[Dataset excerpts]
----------

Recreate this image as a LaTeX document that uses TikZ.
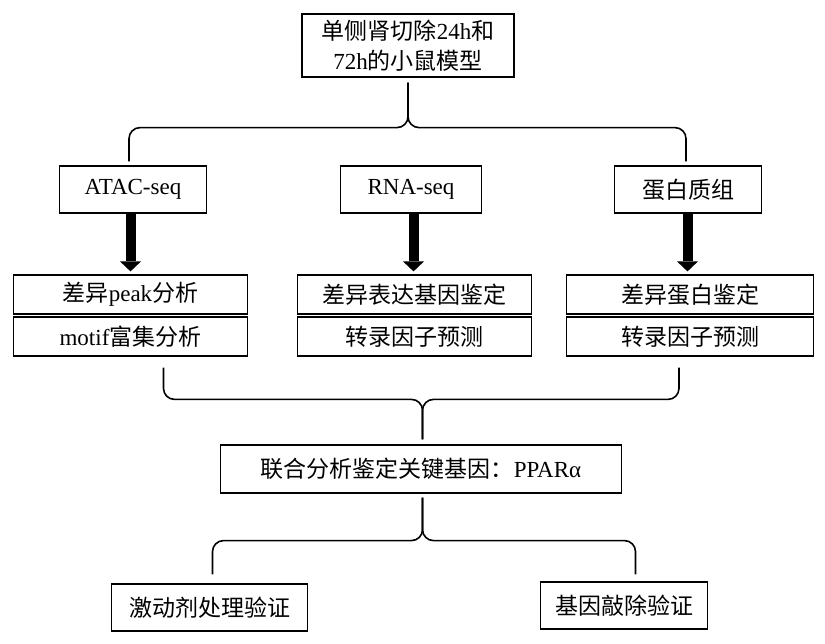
\documentclass[tikz,border=0pt]{standalone}
\usepackage{fontspec}
\setmainfont{Liberation Serif}
\newfontfamily\cjk{Noto Sans CJK SC}
\usetikzlibrary{arrows.meta}

\tikzset{
  box/.style={draw, line width=1.2pt, inner sep=0pt, minimum height=47pt,
    font=\fontsize{23}{30}\selectfont},
  row/.style={box, minimum width=234pt, minimum height=39pt},
  brace/.style={line width=1.6pt, rounded corners=11pt},
  fatarrow/.style={line width=10pt, -{Triangle[width=21pt,length=10pt,line width=0pt]}, shorten >=3pt}
}

\begin{document}
\begin{tikzpicture}[x=1pt,y=1pt]
\useasboundingbox (0,0) rectangle (825,-643);

\node[box,minimum width=212pt,minimum height=63pt,align=center] (model) at (408,-45.5)
  {{\cjk 单侧肾切除}24h{\cjk 和}\\72h{\cjk 的小鼠模型}};
\node[box,minimum width=141pt,below of=model,node distance=144pt,xshift=3pt] (rna) {RNA-seq};
\node[box,minimum width=147pt,left of=rna,node distance=278pt] (atac) {ATAC-seq};
\node[box,minimum width=147pt,right of=rna,node distance=277pt] (prot) {{\cjk 蛋白质组}};

% results of each omics
\node[row,below of=atac,node distance=105pt,xshift=-2.5pt] (peak) {{\cjk 差异}peak{\cjk 分析}};
\node[row,below of=peak,node distance=42pt] (motif) {motif{\cjk 富集分析}};
\node[row,below of=rna,node distance=105pt,xshift=3.5pt] (diffgene) {{\cjk 差异表达基因鉴定}};
\node[row,below of=diffgene,node distance=42pt] (tfrna) {{\cjk 转录因子预测}};
\node[row,minimum width=247pt,below of=prot,node distance=105pt,xshift=2pt] (diffprot) {{\cjk 差异蛋白鉴定}};
\node[row,minimum width=247pt,below of=diffprot,node distance=42pt] (tfprot) {{\cjk 转录因子预测}};

\node[box,minimum width=401pt,minimum height=48pt,below of=tfrna,node distance=132.5pt,xshift=6.5pt] (combo)
  {{\cjk 联合分析鉴定关键基因：}PPARα};
\node[box,minimum width=196pt,below of=combo,node distance=138.5pt,xshift=-211.5pt] (agonist) {{\cjk 激动剂处理验证}};
\node[box,minimum width=167pt,below of=combo,node distance=136.5pt,xshift=203pt] (knockout) {{\cjk 基因敲除验证}};

% braces
\coordinate (b1) at ([yshift=-50pt]model.south);
\draw[brace] ([yshift=4pt,xshift=-4pt]atac.north) |- (b1) -- ([yshift=-5pt]model.south);
\draw[brace] ([yshift=4pt,xshift=-2pt]prot.north) |- (b1) -- ([yshift=-5pt]model.south);

\coordinate (b2) at ([xshift=1.5pt,yshift=45pt]combo.north);
\draw[brace] ([xshift=33pt,yshift=-11pt]motif.south) |- (b2) -- ([xshift=1.5pt,yshift=5pt]combo.north);
\draw[brace] ([xshift=-11pt,yshift=-11pt]tfprot.south) |- (b2) -- ([xshift=1.5pt,yshift=5pt]combo.north);

\coordinate (b3) at ([xshift=1.5pt,yshift=-47pt]combo.south);
\draw[brace] ([xshift=3pt,yshift=9pt]agonist.north) |- (b3) -- ([xshift=1.5pt,yshift=-4pt]combo.south);
\draw[brace] ([xshift=11.5pt,yshift=7pt]knockout.north) |- (b3) -- ([xshift=1.5pt,yshift=-4pt]combo.south);

% arrows
\draw[fatarrow] (peak.north |- atac.south) -- (peak.north);
\draw[fatarrow] ([xshift=-1pt]diffgene.north |- rna.south) -- ([xshift=-1pt]diffgene.north);
\draw[fatarrow] ([xshift=-2.5pt]diffprot.north |- prot.south) -- ([xshift=-2.5pt]diffprot.north);
\end{tikzpicture}
\end{document}
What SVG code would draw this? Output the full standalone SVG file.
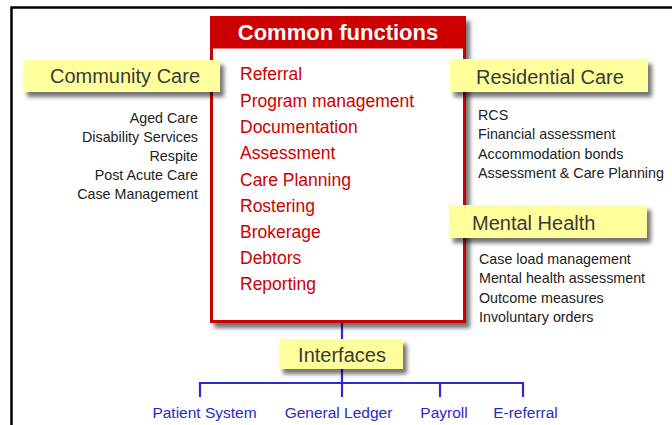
<svg xmlns="http://www.w3.org/2000/svg" width="672" height="425" viewBox="0 0 672 425">
<defs>
<filter id="sh" x="-10%" y="-20%" width="130%" height="160%">
<feGaussianBlur in="SourceAlpha" stdDeviation="2"/>
<feOffset dx="4" dy="5" result="b"/>
<feComponentTransfer><feFuncA type="linear" slope="0.55"/></feComponentTransfer>
<feMerge><feMergeNode/><feMergeNode in="SourceGraphic"/></feMerge>
</filter>
</defs>
<style>
text{font-family:"Liberation Sans",Arial,sans-serif}
.lab{fill:#ffff9c;filter:url(#sh)}
.labt{font-size:20px;fill:#3a3a3a}
.sub{font-size:14.3px;fill:#222}
.fn{font-size:17.5px;fill:#cc0000}
.con{stroke:#2a2ad8;stroke-width:2.2;fill:none}
.blue{font-size:15.5px;fill:#2a2acc;text-anchor:middle}
</style>
<rect width="672" height="425" fill="#ffffff"/>
<path d="M11.5 425 V7.5 H672" stroke="#000" stroke-width="2.5" fill="none"/>

<g id="connectors">
<line class="con" x1="342" y1="323" x2="342" y2="397"/>
<polyline class="con" points="200,397 200,383 523,383 523,397"/>
<line class="con" x1="440" y1="383" x2="440" y2="397"/>
</g>

<g id="common-functions">
<rect x="211.5" y="17.5" width="253" height="304" fill="#fff" stroke="#cc0000" stroke-width="3" filter="url(#sh)"/>
<rect x="211.5" y="17.5" width="253" height="31" fill="#cc0000"/>
<text x="338" y="40" font-size="22" font-weight="bold" fill="#fff" text-anchor="middle">Common functions</text>
<text class="fn" x="240" y="80">Referral</text>
<text class="fn" x="240" y="106.5">Program management</text>
<text class="fn" x="240" y="132.5">Documentation</text>
<text class="fn" x="240" y="159">Assessment</text>
<text class="fn" x="240" y="186">Care Planning</text>
<text class="fn" x="240" y="212">Rostering</text>
<text class="fn" x="240" y="238">Brokerage</text>
<text class="fn" x="240" y="264">Debtors</text>
<text class="fn" x="240" y="289.5">Reporting</text>
</g>

<g id="community-care">
<rect class="lab" x="23" y="60" width="197" height="32"/>
<text class="labt" x="125" y="83" text-anchor="middle">Community Care</text>
<g text-anchor="end">
<text class="sub" x="198" y="123">Aged Care</text>
<text class="sub" x="198" y="142">Disability Services</text>
<text class="sub" x="198" y="161">Respite</text>
<text class="sub" x="198" y="180">Post Acute Care</text>
<text class="sub" x="198" y="199">Case Management</text>
</g>
</g>

<g id="residential-care">
<rect class="lab" x="450" y="59" width="198" height="33"/>
<text class="labt" x="476" y="84">Residential Care</text>
<text class="sub" x="478" y="120">RCS</text>
<text class="sub" x="478" y="139">Financial assessment</text>
<text class="sub" x="478" y="158.5">Accommodation bonds</text>
<text class="sub" x="478" y="178">Assessment &amp; Care Planning</text>
</g>

<g id="mental-health">
<rect class="lab" x="449" y="205" width="198" height="33"/>
<text class="labt" x="472" y="230">Mental Health</text>
<text class="sub" x="479" y="264">Case load management</text>
<text class="sub" x="479" y="283">Mental health assessment</text>
<text class="sub" x="479" y="302.5">Outcome measures</text>
<text class="sub" x="479" y="321.5">Involuntary orders</text>
</g>

<g id="interfaces">
<rect class="lab" x="279" y="339" width="124" height="30"/>
<text class="labt" x="342" y="362" text-anchor="middle">Interfaces</text>
</g>

<g id="patient-system"><text class="blue" x="204.5" y="418">Patient System</text></g>
<g id="general-ledger"><text class="blue" x="338.5" y="418">General Ledger</text></g>
<g id="payroll"><text class="blue" x="444" y="418">Payroll</text></g>
<g id="e-referral"><text class="blue" x="525.5" y="418">E-referral</text></g>
</svg>
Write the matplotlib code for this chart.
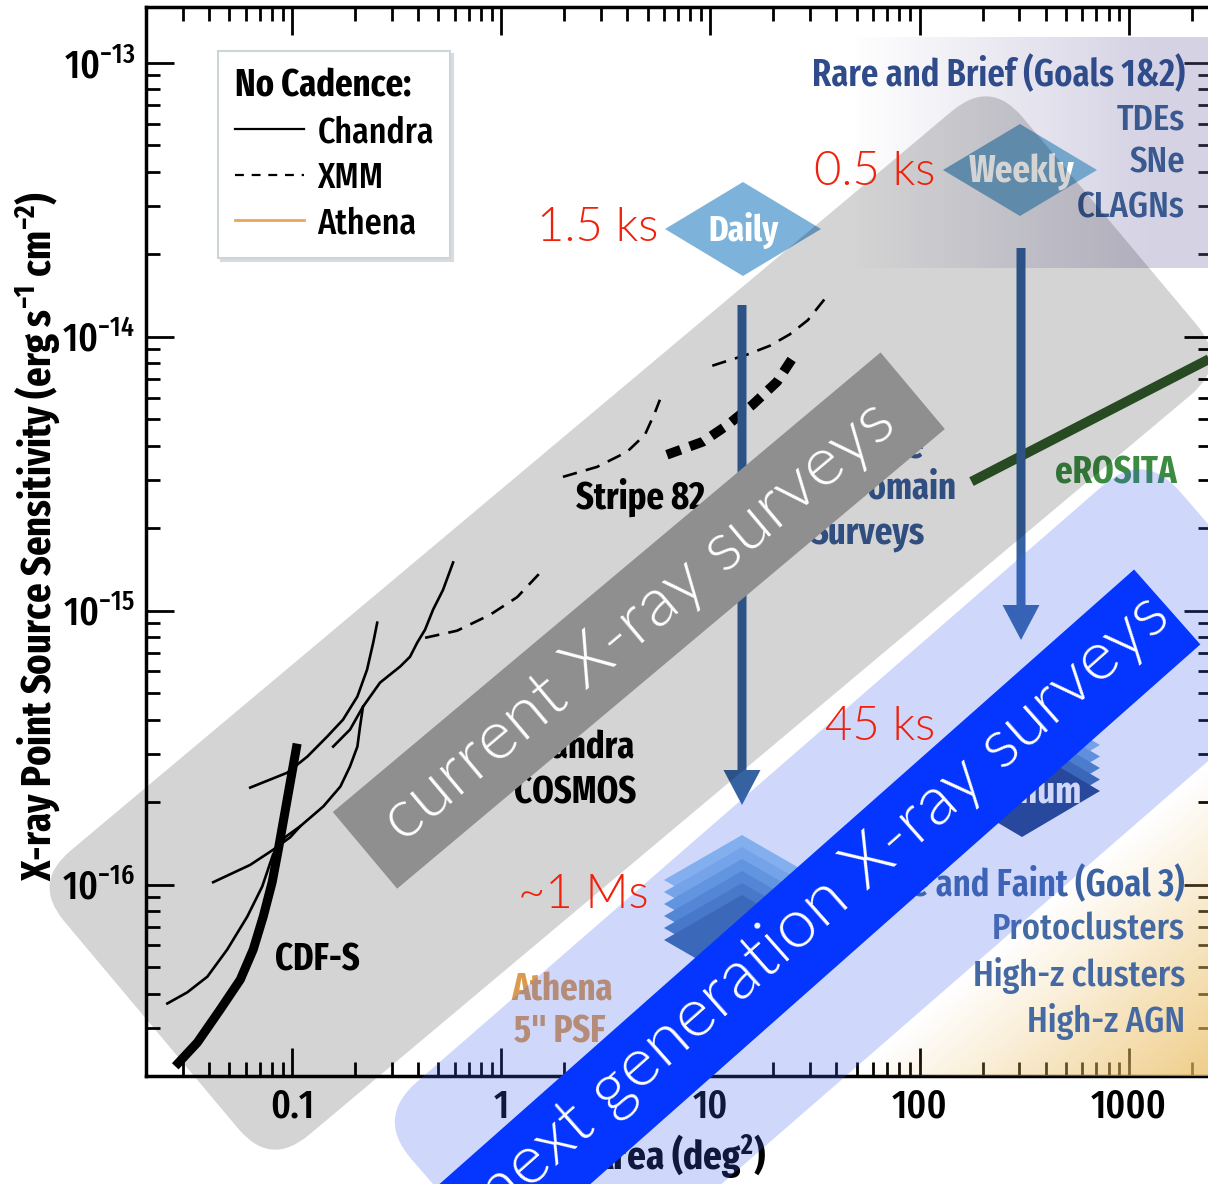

----------

Return only the lines running from the top of the data to the line that holds "(0,0) rectangle (825,-643);". Include both of those lines, but skip the pictures.

[Result]
Recreate this image as a LaTeX document that uses TikZ.
\documentclass[tikz,border=0pt]{standalone}
\usepackage{fontspec}
\setmainfont{Liberation Serif}
\newfontfamily\cjk{Noto Sans CJK SC}
\usetikzlibrary{arrows.meta}

\tikzset{
  box/.style={draw, line width=1.2pt, inner sep=0pt, minimum height=47pt,
    font=\fontsize{23}{30}\selectfont},
  row/.style={box, minimum width=234pt, minimum height=39pt},
  brace/.style={line width=1.6pt, rounded corners=11pt},
  fatarrow/.style={line width=10pt, -{Triangle[width=21pt,length=10pt,line width=0pt]}, shorten >=3pt}
}

\begin{document}
\begin{tikzpicture}[x=1pt,y=1pt]
\useasboundingbox (0,0) rectangle (825,-643);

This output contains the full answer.